Я думаю, тебе, Станислав, было бы куда интереснее спорить с самим Высоцким, и он бы наверня­ка признал сам за собой ряд тех неровностей, о которых ты говоришь. Мне недавно один из его близких друзей ска­зал, сколь опасно говорить о настоящем, живом Высоц­ком. Он уважает и ценит Высоцкого, но знает и всю прав­ду о нем. Скажешь — обзовут клеветником, как обозвали Эдуарда Володарского, скажешь — значит восстанешь против его мавзолейности. А подливать елея, говорить какие-то общие слова уже не хочется. Потому многие его давние друзья молчат до сих пор. Но мы с тобой культа из него делать не собираемся и, судя по всему, перечеркивать тоже не думаем. Какие тебе самому, поэту Куняеву, нра­вятся песни Высоцкого? Какие ты сам напеваешь где-ни­будь у костра или в тиши кабинета? Есть что-нибудь лю­бимое?

С. К. Я очень люблю молодого Высоцкого. Именно мо­лодого. Например: «У меня гитара есть, — расступитесь, стены! / Век свободы не видать из-за злой фортуны! / Пере­режьте горло мне, перережьте вены — / Только не порвите серебряные струны»! Эта лихость юноши послевоенной эпохи, к которой относится и моя молодость, мне близка.
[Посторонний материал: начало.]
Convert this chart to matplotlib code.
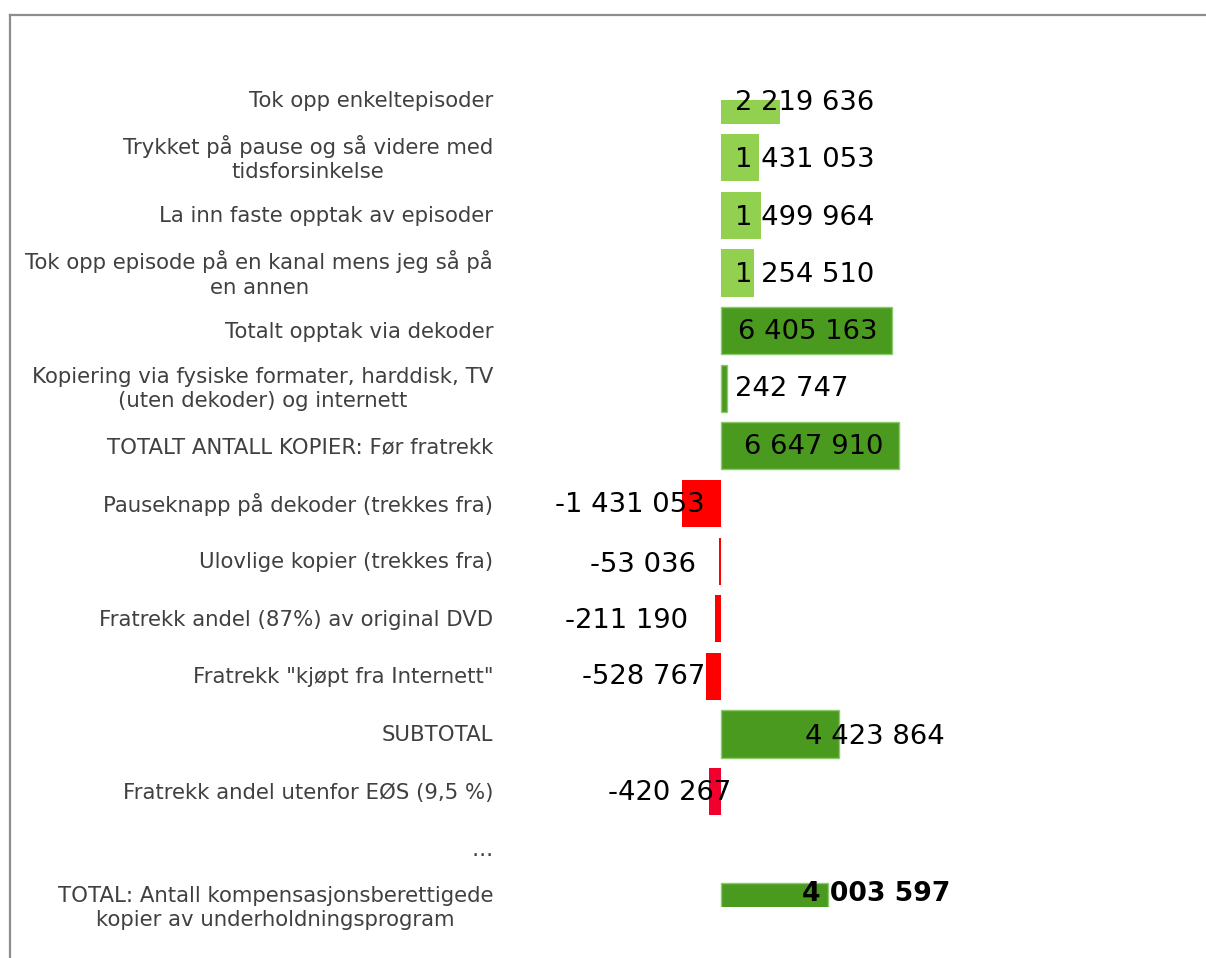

Все мы были немножко приблатненными, слегка оппози­ционеры по пониманию свободы. Высоцкий вообще — это поэт, это явление культуры для юношества, для подрост­ков. Мой внук до сих пор его любит. А когда Высоцкий по­пытался стать более серьезным, в нем явно не хватило цельности, долгого дыхания.

Вот потому я сторонник лишь раннего Высоцкого. Какая живость, например, в песне «Их было восемь»: «На восемь бед один ответ. В тюрьме есть тоже лазарет. Я там валялся, я там валялся...». Это моя послевоенная юность. Я сам любил эти блатные песни. Сам восхищался «Мур­кой». Ранний Высоцкий реанимировал мои молодые го­ды, мою юность. За это я его тогда и полюбил. Но он за­хотел стать кумиром уже выросшего поколения, уже со­рокалетних шестидесятников. Здесь я нахожу уже натяж­ки, неестественность и игру. Он стал работать на потребу, как актер, тонко чувствуя, что надо публике. Через свою Таганку он впитывал как бы социальные запросы интел­лигенции и быстро реагировал на них. Он уже осознанно искал болевые точки общества и стал не то чтобы впря­мую реагировать на социальный заказ, но в подтексте это уже чувствовалось. Это уже не было органичное, легкое, свободолюбивое творчество, что его отличало в начале шестидесятых годов. Это уже была тяжелая работа на оп­ределенные слои общества. Сочинил он, к примеру, та­кую знаковую песню, как «Банька по-белому». И чувству­ется социальный заказ, который он исполнял. Скажем, еще одна знаковая песня — «Братские могилы». Обрати внимание на фразы «...нет заплаканных вдов, сюда ходят люди покрепче». Это не мог написать фронтовик. Начи­нается фальшь. Крепче наших заплаканных вдов никого в мире нет. Они несли свою женскую судьбу с таким аске­тизмом, с таким терпеливым молчанием, с такими выпла­канными навсегда глазами, что говорить о каких-то «лю­дях покрепче» — это уже легкомысленное, неосознанное кощунство. Да, он не осознавал, что это кощунство, и в этом его беда. Он упрощал всю русскую историю под по­требу своего слушателя. Он уже не творил, а целенаправ­ленно сочинял. Он понимал, что ему надо отозваться на эпоху репрессий, и так, чтобы песня стала близка мно­гим, и смотрите, как он ловко объединяет разного слуша­теля. Вот он сочиняет «Баньку по-белому». На вопросы наших страшных тридцатых годов он готов дать ответ, ко­торый удовлетворил бы все слои общества — и интелли­генцию, и крестьян, и блатной мир. Он создает образ ли­рического героя этой знаменитой и, как он исполняет, по-настоящему трагической песни. Как ты думаешь, кто герой этой песни?